_TASK DETAILS_. Tally up the lines carrying the string "page" and respond with only the resulting number.

══ INFORMATION SUPPLIED

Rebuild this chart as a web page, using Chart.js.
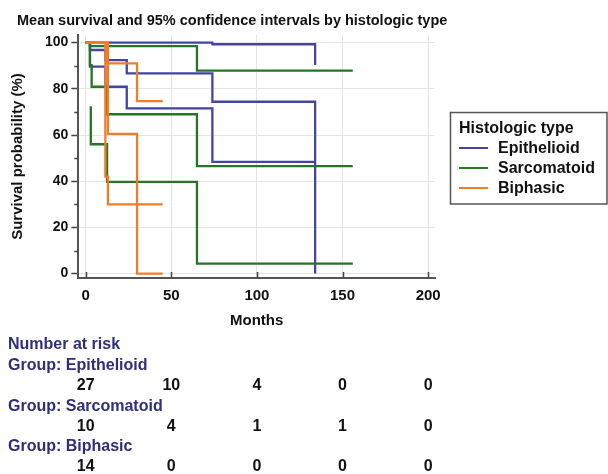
<!DOCTYPE html>
<html>
<head>
<meta charset="utf-8">
<script src="https://cdn.jsdelivr.net/npm/chart.js@4/dist/chart.umd.min.js"></script>
<style>
  body { margin: 0; background: #fff; }
  canvas { display: block; }
</style>
</head>
<body>
<canvas id="km" width="608" height="474"></canvas>
<script>
// Kaplan-Meier steps (months, survival %)
const epiMonths = [0, 2.5, 11.5, 24, 74, 134];
const epiSurv = [100, 96.8, 92.4, 86.7, 74.4, 0];
const epiLowMonths = [0, 2.5, 11.5, 24, 74, 134];
const epiLowSurv = [100, 89.6, 80.9, 71.5, 48.4, 48.4];
const epiUpMonths = [0, 74, 134];
const epiUpSurv = [100, 99.3, 90.3];

const sarMonths = [0, 2.5, 3.5, 12.5, 65, 156];
const sarSurv = [100, 90.3, 80.9, 69, 46.5, 46.5];
const sarLowMonths = [3, 3, 12.5, 65, 156];
const sarLowSurv = [72.5, 56, 39.7, 4.3, 4.3];
const sarUpMonths = [0, 2.5, 65, 156];
const sarUpSurv = [100, 98.5, 87.9, 87.9];

const biMonths = [0, 13, 30, 45];
const biSurv = [100, 60.5, 0, 0];
const biLowMonths = [0, 11.5, 13, 45];
const biLowSurv = [100, 42, 30, 30];
const biUpMonths = [0, 12, 30, 45];
const biUpSurv = [100, 91, 74.7, 74.7];

// axis ticks
const xTicks = [0, 50, 100, 150, 200];
const yTicks = [0, 20, 40, 60, 80, 100];
const yMinor = [10, 30, 50, 70, 90];

// number at risk table
const riskTimes = [0, 50, 100, 150, 200];
const riskEpithelioid = [27, 10, 4, 0, 0];
const riskSarcomatoid = [10, 4, 1, 1, 0];
const riskBiphasic = [14, 0, 0, 0, 0];

const groups = ['Epithelioid', 'Sarcomatoid', 'Biphasic'];
const colors = ['#4444a4', '#257525', '#f07d28'];

const FONT = '"Liberation Sans", Arial, sans-serif';
Chart.defaults.font.family = FONT;
Chart.defaults.font.weight = 'bold';
Chart.defaults.color = '#111';

function pts(xs, ys) {
    return xs.map((x, i) => ({ x: x, y: ys[i] }));
}

function line(label, xs, ys, color, order) {
    return {
        label: label,
        data: pts(xs, ys),
        borderColor: color,
        backgroundColor: color,
        borderWidth: 2.3,
        pointRadius: 0,
        stepped: true,
        fill: false,
        order: order
    };
}

// extra text / marks drawn on top of the chart
const extras = {
    id: 'extras',
    afterDraw(chart) {
        const c = chart.ctx;
        const xs = chart.scales.x;
        const ys = chart.scales.y;
        const area = chart.chartArea;
        c.save();

        // inward ticks on x axis
        c.strokeStyle = '#444';
        c.lineWidth = 1.5;
        xTicks.forEach(v => {
            const px = Math.round(xs.getPixelForValue(v)) + 0.5;
            c.beginPath();
            c.moveTo(px, area.bottom);
            c.lineTo(px, area.bottom - 6);
            c.stroke();
        });
        // minor ticks on y axis
        yMinor.forEach(v => {
            const py = Math.round(ys.getPixelForValue(v)) + 0.5;
            c.beginPath();
            c.moveTo(area.left - 4, py);
            c.lineTo(area.left, py);
            c.stroke();
        });

        // title
        c.fillStyle = '#111';
        c.font = 'bold 14.5px ' + FONT;
        c.textAlign = 'left';
        c.textBaseline = 'middle';
        c.fillText('Mean survival and 95% confidence intervals by histologic type', 17, 21);

        // legend box
        c.strokeStyle = '#555';
        c.lineWidth = 1.5;
        c.strokeRect(450.5, 112.5, 156.5, 91.5);
        c.font = 'bold 16px ' + FONT;
        c.fillText('Histologic type', 459, 129);
        const rowsY = [148, 168, 188];
        groups.forEach((g, i) => {
            c.strokeStyle = colors[i];
            c.lineWidth = 2;
            c.beginPath();
            c.moveTo(459, rowsY[i]);
            c.lineTo(488, rowsY[i]);
            c.stroke();
            c.fillStyle = '#111';
            c.fillText(g, 498, rowsY[i] + 1);
        });

        // number at risk
        const navy = '#2e2e7c';
        c.font = 'bold 16px ' + FONT;
        c.fillStyle = navy;
        c.fillText('Number at risk', 8, 345);
        const rows = [
            ['Group: Epithelioid', riskEpithelioid, 366, 386],
            ['Group: Sarcomatoid', riskSarcomatoid, 407, 427],
            ['Group: Biphasic', riskBiphasic, 447, 467]
        ];
        rows.forEach(r => {
            c.fillStyle = navy;
            c.textAlign = 'left';
            c.fillText(r[0], 8, r[2]);
            c.fillStyle = '#111';
            c.textAlign = 'center';
            r[1].forEach((n, i) => {
                c.fillText(String(n), xs.getPixelForValue(riskTimes[i]), r[3]);
            });
        });
        c.restore();
    }
};

new Chart(document.getElementById('km'), {
    type: 'line',
    data: {
        datasets: [
            line('Epithelioid', epiMonths, epiSurv, colors[0], 3),
            line('Epithelioid lower', epiLowMonths, epiLowSurv, colors[0], 3),
            line('Epithelioid upper', epiUpMonths, epiUpSurv, colors[0], 3),
            line('Sarcomatoid', sarMonths, sarSurv, colors[1], 2),
            line('Sarcomatoid lower', sarLowMonths, sarLowSurv, colors[1], 2),
            line('Sarcomatoid upper', sarUpMonths, sarUpSurv, colors[1], 2),
            line('Biphasic', biMonths, biSurv, colors[2], 1),
            line('Biphasic lower', biLowMonths, biLowSurv, colors[2], 1),
            line('Biphasic upper', biUpMonths, biUpSurv, colors[2], 1)
        ]
    },
    options: {
        responsive: false,
        animation: false,
        devicePixelRatio: 1,
        layout: {
            padding: { left: 0, top: 35, right: 173, bottom: 144 }
        },
        plugins: {
            legend: { display: false },
            tooltip: { enabled: false }
        },
        scales: {
            x: {
                type: 'linear',
                min: -4.3,
                max: 204,
                afterBuildTicks: s => { s.ticks = xTicks.map(v => ({ value: v })); },
                afterFit: s => { s.height = 52; },
                grid: { color: '#e4e4e4', lineWidth: 1, drawTicks: false },
                border: { display: true, color: '#555', width: 2 },
                ticks: { padding: 9, font: { size: 15, weight: 'bold' }, color: '#111', maxRotation: 0 },
                title: { display: true, text: 'Months', font: { size: 15, weight: 'bold' }, color: '#111', padding: { top: 0, bottom: 0 } }
            },
            y: {
                type: 'linear',
                min: -1.9,
                max: 103.3,
                afterBuildTicks: s => { s.ticks = yTicks.map(v => ({ value: v })); },
                afterFit: s => { s.width = 78.3; },
                grid: { color: '#e4e4e4', lineWidth: 1, tickColor: '#444', tickLength: 7, tickWidth: 1.5 },
                border: { display: true, color: '#555', width: 2 },
                ticks: { padding: 3, font: { size: 14, weight: 'bold' }, color: '#111' },
                title: { display: true, text: 'Survival probability (%)', font: { size: 15, weight: 'bold' }, color: '#111', padding: { top: 9, bottom: 0 } }
            }
        }
    },
    plugins: [extras]
});
</script>
</body>
</html>
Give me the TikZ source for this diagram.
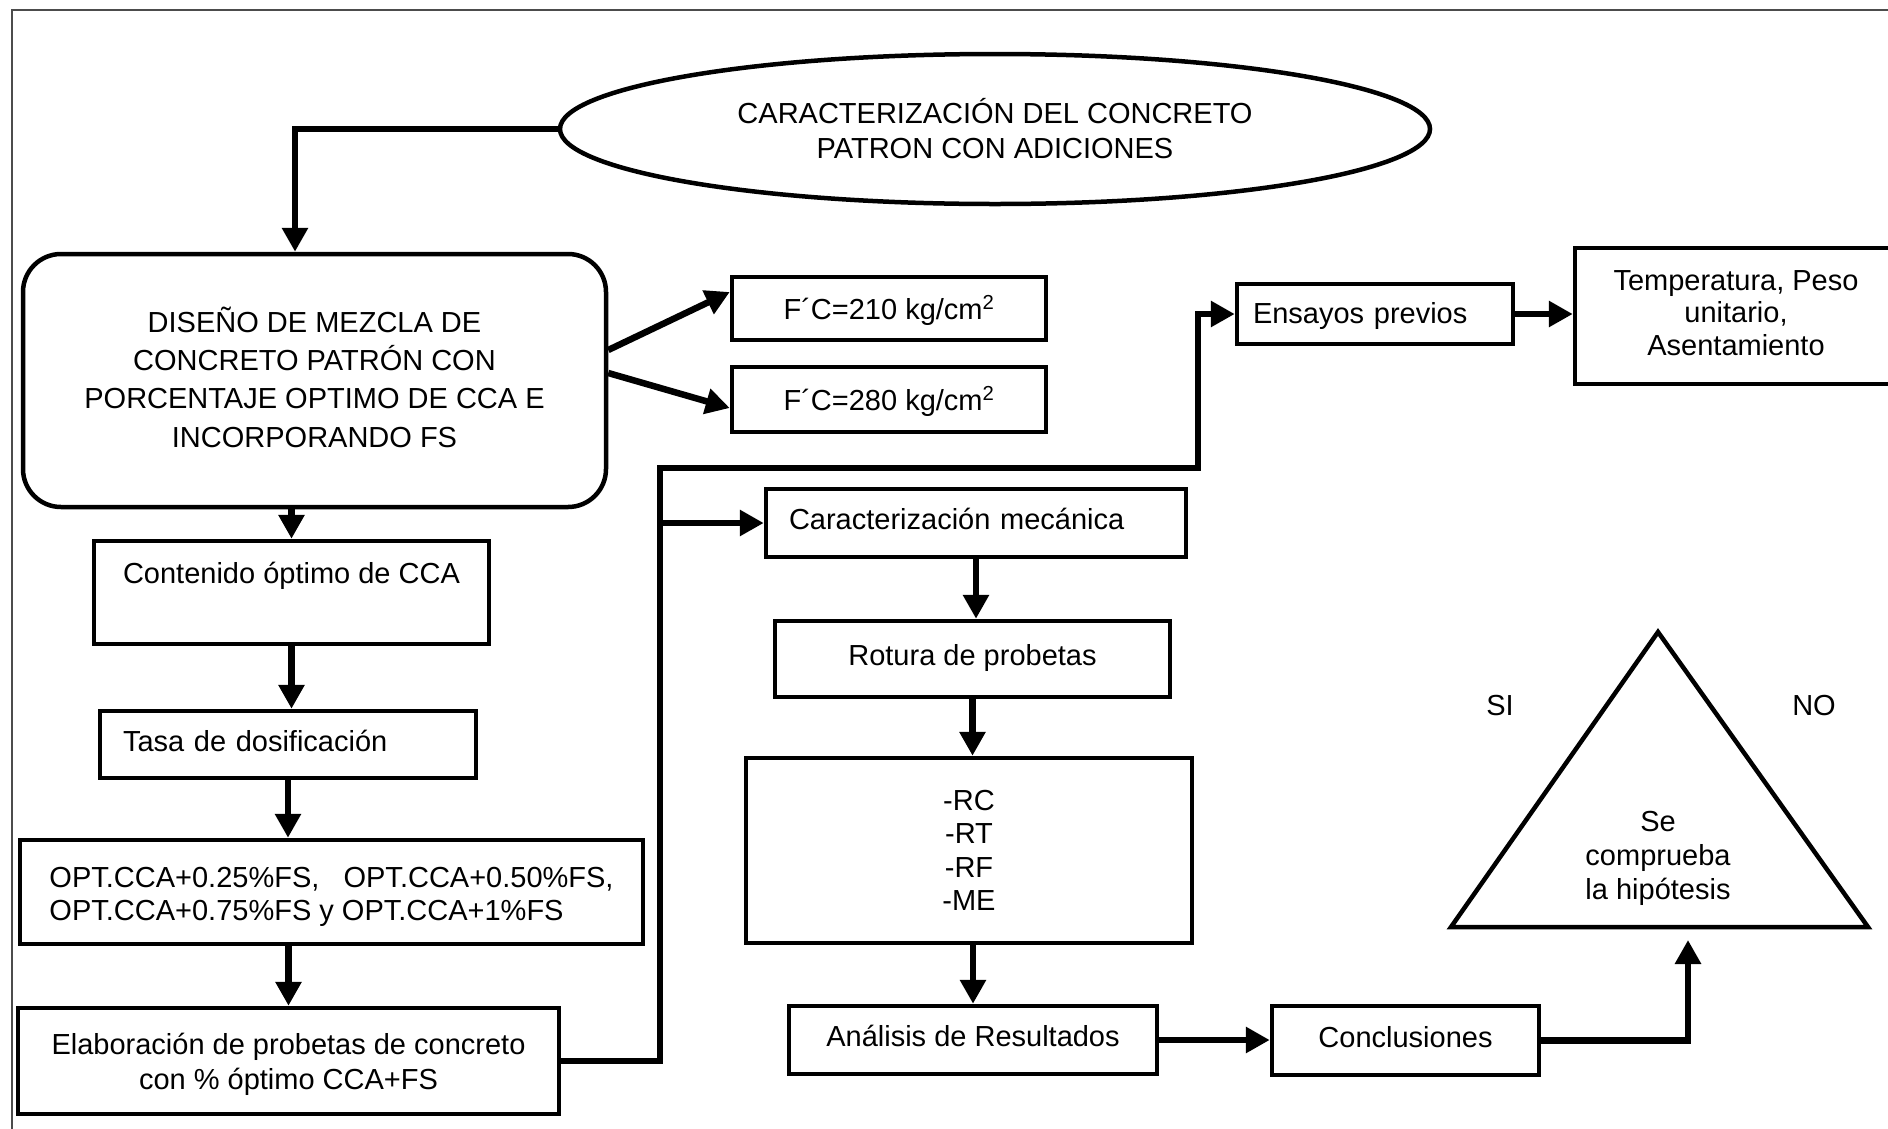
\documentclass[tikz,border=0pt]{standalone}
\usepackage{fontspec}
\setmainfont{Liberation Sans}
\usetikzlibrary{arrows.meta,shapes.geometric}

\begin{document}
\begin{tikzpicture}[x=1pt,y=-1pt,
  every node/.style={font=\fontsize{29}{34}\selectfont, inner sep=0pt},
  box/.style={draw, line width=4.5pt, rectangle, inner sep=0pt},
  oneline/.style={text height=21pt, text depth=8pt},
  conn/.style={line width=6.5pt, -{Triangle[length=24pt,width=25pt]}}]

% page area
\useasboundingbox (0,0) rectangle (1888,1128);
\fill[white] (0,0) rectangle (1888,1128);
\clip (0,0) rectangle (1888,1128);

% frame
\draw[line width=2pt, black!70] (12,1140) -- (12,10) -- (1900,10);

% title
\node[draw, ellipse, line width=4.5pt, minimum width=870pt, minimum height=150pt,
      align=center, font=\fontsize{29}{35}\selectfont] (ell) at (995,129)
      {CARACTERIZACIÓN DEL CONCRETO\\PATRON CON ADICIONES};

% mix design
\node[box, rounded corners=38pt, minimum width=583pt, minimum height=253pt,
      label={[align=center, yshift=3.5pt, font=\fontsize{29}{38.3}\selectfont]center:{DISEÑO DE MEZCLA DE\\CONCRETO PATRÓN CON\\PORCENTAJE OPTIMO DE CCA E\\INCORPORANDO FS}}]
      (dis) at (314.5,380.5) {};

\node[box, minimum width=314pt, minimum height=63pt, text height=21pt, text depth=0pt]
      (f210) at (889,308.5) {F´C=210 kg/cm\textsuperscript{2}};
\node[box, minimum width=314pt, minimum height=65pt, text height=21pt, text depth=0pt]
      (f280) at (889,399.5) {F´C=280 kg/cm\textsuperscript{2}};

% preliminary tests
\node[box, minimum width=276pt, minimum height=60pt, text width=244pt, inner xsep=16pt, align=left,
      text height=21pt, text depth=2pt]
      (ens) at (1375,314) {Ensayos previos};
\node[box, minimum width=330pt, minimum height=136pt,
      label={[align=center, xshift=-4pt, yshift=3pt, font=\fontsize{29}{32.5}\selectfont]center:{Temperatura, Peso\\unitario,\\Asentamiento}}]
      (temp) at (1740,316) {};

% left column
\node[box, minimum width=395pt, minimum height=103pt, text height=21pt, text depth=39pt]
      (cont) at (291.5,592.5) {Contenido óptimo de CCA};
\node[box, oneline, minimum width=376pt, minimum height=67pt, text width=330pt, inner xsep=23pt, align=left]
      (tasa) at (288,744.5) {Tasa de dosificación};
\node[box, minimum width=623pt, minimum height=104pt,
      label={[align=left, yshift=-5pt, font=\fontsize{29}{32.7}\selectfont]center:{OPT.CCA+0.25\%FS,\ \ \ OPT.CCA+0.50\%FS,\\OPT.CCA+0.75\%FS y OPT.CCA+1\%FS}}]
      (opt) at (331.5,892) {};
\node[box, minimum width=541pt, minimum height=106pt,
      label={[align=center, yshift=-3pt, font=\fontsize{29}{35}\selectfont]center:{Elaboración de probetas de concreto\\con \% óptimo CCA+FS}}]
      (elab) at (288.5,1061) {};

% mechanical characterisation
\node[box, oneline, minimum width=420pt, minimum height=68pt, text width=374pt, inner xsep=23pt, align=left]
      (cmec) at (976,523) {Caracterización mecánica};
\node[box, oneline, minimum width=395pt, minimum height=76pt] (rot) at (972.5,659) {Rotura de probetas};
\node[box, minimum width=446pt, minimum height=185pt, align=center, font=\fontsize{29}{33.5}\selectfont]
      (res) at (969,850.5) {-RC\\-RT\\-RF\\-ME};
\node[box, oneline, minimum width=368pt, minimum height=68pt] (ana) at (973,1040) {Análisis de Resultados};
\node[box, oneline, minimum width=267pt, minimum height=69pt] (conc) at (1405.5,1040.5) {Conclusiones};

% hypothesis check
\draw[line width=4.5pt] (1658,632) -- (1868,927) -- (1451,927) -- cycle;
\node[align=center] (hyp) at (1658,858) {Se\\comprueba\\la hipótesis};
\node (si) at (1500,706) {SI};
\node (no) at (1814,706) {NO};
\coordinate (tb) at (1688,940);

% junction points of the specimen line
\coordinate (j1) at (660,468);
\coordinate (j2) at (1198,468);

% connectors
\draw[conn] (ell.west) -| ([xshift=-19.5pt]dis.north);
\draw[conn] (cont.north |- dis.south) -- (cont.north);
\draw[conn] (cont.south) -- (cont.south |- tasa.north);
\draw[conn] (tasa.south) -- (tasa.south |- opt.north);
\draw[conn] (elab.north |- opt.south) -- (elab.north);
\draw[conn] ([yshift=30.5pt]dis.east) -- ([yshift=16.5pt]f210.west);
\draw[conn] ([yshift=7.5pt]dis.east) -- ([yshift=-8.5pt]f280.west);
\draw[conn] (elab.east) -| (j1) -- (j2) |- (ens.west);
\draw[conn] (j1 |- cmec.west) -- (cmec.west);
\draw[conn] (ens.east) -- (ens.east -| temp.west);
\draw[conn] (cmec.south) -- (cmec.south |- rot.north);
\draw[conn] (rot.south) -- (rot.south |- res.north);
\draw[conn] (ana.north |- res.south) -- (ana.north);
\draw[conn] (ana.east) -- (ana.east -| conc.west);
\draw[conn] (conc.east) -| (tb);

\end{tikzpicture}
\end{document}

════

_FINISHED EXERCISE_. 2